Seborrhoeic dermatitis at puberty and in adults
Seborrhoeic dermatitis is very rare before puberty. Puberty is characterized by intensive hormonal changes and increased activity of the sebaceous glands. High amounts of sebum are produced resulting in shiny skin and infections. Skin intensively responds to irritation and epidermis starts to flake. In addition, sebum contents change and triglycerides level increases during puberty. Over time seborrhoeic dermatitis problems are less frequent but still men are more prone to this disease due to a male sex hormone i.e. testosterone. In some cases the disease can affect people over 50. However, it depends on the individual patient, his/her medical history and previous treatment.
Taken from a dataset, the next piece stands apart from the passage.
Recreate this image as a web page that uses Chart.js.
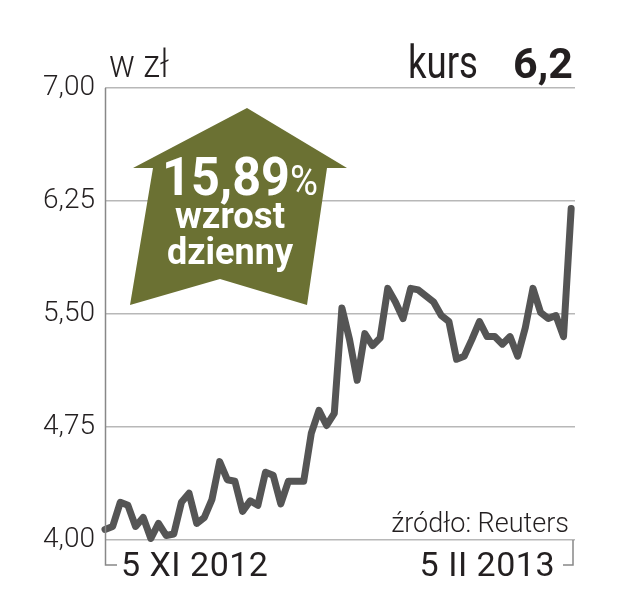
<!DOCTYPE html>
<html>
<head>
<meta charset="utf-8">
<script src="https://cdn.jsdelivr.net/npm/chart.js@4"></script>
<style>
  html, body { margin: 0; padding: 0; background: #fff; }
  #wrap { width: 623px; height: 604px; }
</style>
</head>
<body>
<div id="wrap"><canvas id="chart"></canvas></div>
<script>
// kurs zamkniecia, sesje od 5 XI 2012 do 5 II 2013
var closePrices = [
  4.07, 4.09, 4.25, 4.23, 4.09, 4.15, 4.01, 4.11, 4.03, 4.04,
  4.25, 4.31, 4.11, 4.15, 4.27, 4.52, 4.40, 4.39, 4.19, 4.26,
  4.23, 4.45, 4.43, 4.24, 4.39, 4.39, 4.39, 4.71, 4.86, 4.76,
  4.84, 5.54, 5.33, 5.06, 5.37, 5.29, 5.34, 5.67, 5.58, 5.47,
  5.67, 5.66, 5.62, 5.58, 5.49, 5.45, 5.20, 5.22, 5.33, 5.45,
  5.35, 5.35, 5.30, 5.35, 5.22, 5.41, 5.67, 5.51, 5.47, 5.49,
  5.35, 6.20
];
var dateLabels = ['5 XI 2012', '5 II 2013'];
var yTicks = [4.00, 4.75, 5.50, 6.25, 7.00];
var unitLabel = 'w zł';
var lastLabel = 'kurs';
var lastValue = '6,2';
var changeValue = '15,89';
var changeLines = ['wzrost', 'dzienny'];
var sourceLabel = 'źródło: Reuters';

var lineColor = '#555555';
var arrowColor = '#6b7133';
var textColor = '#231f20';
var gridColor = '#b8b8b8';

var decorations = {
  id: 'decorations',
  beforeDatasetsDraw: function(chart) {
    var ctx = chart.ctx;
    var a = chart.chartArea;
    ctx.save();
    // strzalka
    var pts = [[142, 20], [242, 80], [222, 80], [202, 217], [115, 191], [25, 217], [48, 80], [28, 80]];
    ctx.fillStyle = arrowColor;
    ctx.beginPath();
    pts.forEach(function(p, i) {
      if (i === 0) ctx.moveTo(a.left + p[0], a.top + p[1]);
      else ctx.lineTo(a.left + p[0], a.top + p[1]);
    });
    ctx.closePath();
    ctx.fill();

    ctx.fillStyle = '#fff';
    ctx.textBaseline = 'alphabetic';
    ctx.textAlign = 'left';
    ctx.font = 'bold 54px Roboto';
    ctx.fillText(changeValue, a.left + 57, a.top + 107, 128);
    ctx.font = '42px Roboto';
    ctx.fillText('%', a.left + 185, a.top + 107, 28);
    ctx.textAlign = 'center';
    ctx.font = 'bold 37px Roboto';
    ctx.fillText(changeLines[0], a.left + 125, a.top + 140, 110);
    ctx.fillText(changeLines[1], a.left + 125, a.top + 176, 126);
    ctx.restore();
  },
  afterDraw: function(chart) {
    var ctx = chart.ctx;
    var a = chart.chartArea;
    var bottom = a.bottom + 25;
    ctx.save();
    ctx.strokeStyle = '#888';
    ctx.lineWidth = 1.5;
    ctx.beginPath();
    ctx.moveTo(a.left + 0.5, a.top);
    ctx.lineTo(a.left + 0.5, bottom);
    ctx.lineTo(a.left + 12, bottom);
    ctx.moveTo(a.right - 2, a.bottom);
    ctx.lineTo(a.right - 2, bottom);
    ctx.lineTo(a.right - 12, bottom);
    ctx.stroke();

    ctx.fillStyle = textColor;
    ctx.textBaseline = 'alphabetic';
    ctx.font = '34px Roboto';
    ctx.letterSpacing = '0.5px';
    ctx.textAlign = 'left';
    ctx.fillText(dateLabels[0], a.left + 16, a.bottom + 36, 150);
    ctx.textAlign = 'right';
    ctx.fillText(dateLabels[1], a.right - 20, a.bottom + 36, 136);
    ctx.letterSpacing = '0px';

    ctx.font = '300 27px Roboto';
    ctx.fillText(sourceLabel, a.right - 6, a.bottom - 8, 182);

    ctx.textAlign = 'left';
    ctx.font = '300 38px Roboto';
    ctx.fillText(unitLabel, a.left + 4, a.top - 11, 60);
    ctx.font = '46px Roboto';
    ctx.fillText(lastLabel, 408, a.top - 10, 70);
    ctx.font = 'bold 43px Roboto';
    ctx.fillText(lastValue, 513, a.top - 10, 60);
    ctx.restore();
  }
};

new Chart(document.getElementById('chart'), {
  type: 'line',
  data: {
    datasets: [{
      data: closePrices.map(function(v, i) { return { x: i, y: v }; }),
      borderColor: lineColor,
      borderWidth: 7,
      borderJoinStyle: 'round',
      borderCapStyle: 'round',
      pointRadius: 0,
      tension: 0,
      fill: false,
      clip: false
    }]
  },
  options: {
    responsive: true,
    maintainAspectRatio: false,
    animation: false,
    devicePixelRatio: 1,
    layout: { padding: { top: 88, right: 48, bottom: 64, left: 0 } },
    plugins: { legend: { display: false }, tooltip: { enabled: false } },
    scales: {
      x: {
        type: 'linear',
        display: false,
        min: 0,
        max: closePrices.length - 0.5
      },
      y: {
        min: yTicks[0],
        max: yTicks[yTicks.length - 1],
        afterFit: function(s) { s.width = 105; },
        afterBuildTicks: function(s) { s.ticks = yTicks.map(function(v) { return { value: v }; }); },
        border: { display: false },
        grid: { color: gridColor, lineWidth: 1.5, drawTicks: false },
        ticks: {
          padding: 10,
          color: textColor,
          font: { family: 'Roboto', size: 28, weight: '300' },
          callback: function(v) { return v.toFixed(2).replace('.', ','); }
        }
      }
    }
  },
  plugins: [decorations]
});
</script>
</body>
</html>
Seborrhoeic dermatitis diagnosis and treatment
If you notice scalp lesions, it is advisable to consult a dermatologist. Usually, it is not required to do additional tests to confirm a diagnosis for the disease. Skin lesions examination and recognizing their character allows making a diagnosis and a recommendation for the appropriate treatment method. In some cases it is recommended to do blood tests and a histopathological examination. Seborrhoeic dermatitis treatment is a real challenge for a doctor. It depends on a few factors such as the patient’s age and the development stage the disease is at. In most cases doctors recommend local treatment i.e. using topical creams with antifungal and anti-inflammatory agents. At the beginning of the therapy the patient uses a formulation to exfoliate epidermis. Mild shampoos for daily hair care are recommended to wash hair and the scalp. They contain mild ingredients and substances that prevent dermatophytosis. In some cases oral medications are also administered especially in patients with acute skin lesions and who do not respond to current treatment methods. Only adults with the recurrent disease are treated with oral medications such as antibiotics, retinoids and steroids. Disease treatment is really problematic and sometimes takes many years. However, it is worth start treatment to stop the development of the disease.
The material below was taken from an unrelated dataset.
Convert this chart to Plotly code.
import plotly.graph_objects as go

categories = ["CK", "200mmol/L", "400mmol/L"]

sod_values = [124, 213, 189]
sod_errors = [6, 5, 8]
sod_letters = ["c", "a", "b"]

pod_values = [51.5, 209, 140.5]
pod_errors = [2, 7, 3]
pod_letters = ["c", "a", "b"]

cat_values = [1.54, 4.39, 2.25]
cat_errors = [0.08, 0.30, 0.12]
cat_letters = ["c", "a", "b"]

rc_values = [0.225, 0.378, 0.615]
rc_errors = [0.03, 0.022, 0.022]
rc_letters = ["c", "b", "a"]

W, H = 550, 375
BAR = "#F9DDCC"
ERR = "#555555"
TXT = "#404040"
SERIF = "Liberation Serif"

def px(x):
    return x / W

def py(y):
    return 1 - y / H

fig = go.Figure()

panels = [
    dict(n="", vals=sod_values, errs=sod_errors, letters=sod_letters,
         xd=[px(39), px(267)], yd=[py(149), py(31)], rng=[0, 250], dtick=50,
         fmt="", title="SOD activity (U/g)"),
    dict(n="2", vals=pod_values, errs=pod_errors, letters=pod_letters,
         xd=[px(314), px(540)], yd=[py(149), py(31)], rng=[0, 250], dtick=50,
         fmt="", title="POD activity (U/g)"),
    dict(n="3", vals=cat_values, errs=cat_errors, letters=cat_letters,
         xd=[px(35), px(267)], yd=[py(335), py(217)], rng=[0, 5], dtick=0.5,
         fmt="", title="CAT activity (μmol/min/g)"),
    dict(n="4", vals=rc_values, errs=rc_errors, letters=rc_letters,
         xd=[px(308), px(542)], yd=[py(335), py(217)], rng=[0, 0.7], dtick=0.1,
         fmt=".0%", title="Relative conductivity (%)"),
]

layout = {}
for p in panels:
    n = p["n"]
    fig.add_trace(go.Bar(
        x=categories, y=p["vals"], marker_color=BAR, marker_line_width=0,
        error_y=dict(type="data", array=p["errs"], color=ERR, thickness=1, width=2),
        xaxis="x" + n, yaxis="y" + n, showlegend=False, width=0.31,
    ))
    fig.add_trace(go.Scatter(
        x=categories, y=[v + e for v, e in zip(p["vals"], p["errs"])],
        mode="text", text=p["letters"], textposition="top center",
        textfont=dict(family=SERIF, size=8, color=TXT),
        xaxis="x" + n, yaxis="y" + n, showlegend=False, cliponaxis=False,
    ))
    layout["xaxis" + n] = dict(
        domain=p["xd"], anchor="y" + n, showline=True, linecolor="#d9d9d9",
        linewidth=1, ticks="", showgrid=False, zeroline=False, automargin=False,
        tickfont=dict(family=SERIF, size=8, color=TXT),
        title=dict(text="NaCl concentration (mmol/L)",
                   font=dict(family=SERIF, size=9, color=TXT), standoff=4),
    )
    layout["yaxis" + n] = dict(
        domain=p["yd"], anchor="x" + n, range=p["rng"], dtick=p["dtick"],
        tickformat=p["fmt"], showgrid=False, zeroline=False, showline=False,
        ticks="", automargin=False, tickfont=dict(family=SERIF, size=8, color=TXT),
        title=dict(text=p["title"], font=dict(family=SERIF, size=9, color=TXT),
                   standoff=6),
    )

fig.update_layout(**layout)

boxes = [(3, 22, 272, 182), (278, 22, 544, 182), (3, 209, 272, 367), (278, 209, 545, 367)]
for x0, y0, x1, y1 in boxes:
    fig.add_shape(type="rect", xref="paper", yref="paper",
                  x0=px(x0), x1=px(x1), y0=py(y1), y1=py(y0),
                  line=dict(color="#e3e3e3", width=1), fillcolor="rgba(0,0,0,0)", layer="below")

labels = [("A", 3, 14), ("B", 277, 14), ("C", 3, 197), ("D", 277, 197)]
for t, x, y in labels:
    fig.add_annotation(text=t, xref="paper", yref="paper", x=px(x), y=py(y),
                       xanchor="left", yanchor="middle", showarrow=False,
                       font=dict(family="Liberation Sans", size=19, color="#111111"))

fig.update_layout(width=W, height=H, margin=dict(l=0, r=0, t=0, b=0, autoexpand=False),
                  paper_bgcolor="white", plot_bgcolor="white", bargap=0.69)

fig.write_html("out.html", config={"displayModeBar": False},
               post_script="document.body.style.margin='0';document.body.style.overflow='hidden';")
It is recommended to take special care of the skin after treatment. Use shampoos with ciclopiroxolamine or ketoconazole once a month for about 6 months as preventative steps. Use also exfoliating and anti-seborrhoeic body scrubs with salicylic acid and mandelic acid. It is also advised to use creams with anti-fungal ingredients and avoid soap which will make the skin dry and irritated. Other factors intensifying the symptoms of the disease are stress, fatigue and different stimulants so it is recommended to avoid them. You should apply on your face special cosmetics with therapeutic ingredients. A well balanced diet is also a natural way to prevent the disease. You can rub different essential oils such as eucalyptus oil, mint oil, chamomile oil, lavender oil or almond oil into itchy areas. In beauty salons you can have different treatments but you should consult a dermatologist to see which treatments you can try and how often they can be done. Beauty salons offer mineral masks rich in zinc, sulphur, copper, sericite, calcium, quartz or silicon. They also offer treatments for oily skin (with excessive seborrhea production) e.g. cavitation or iontophoresis. However, it is important to note that appropriate daily skin care is of vital importance.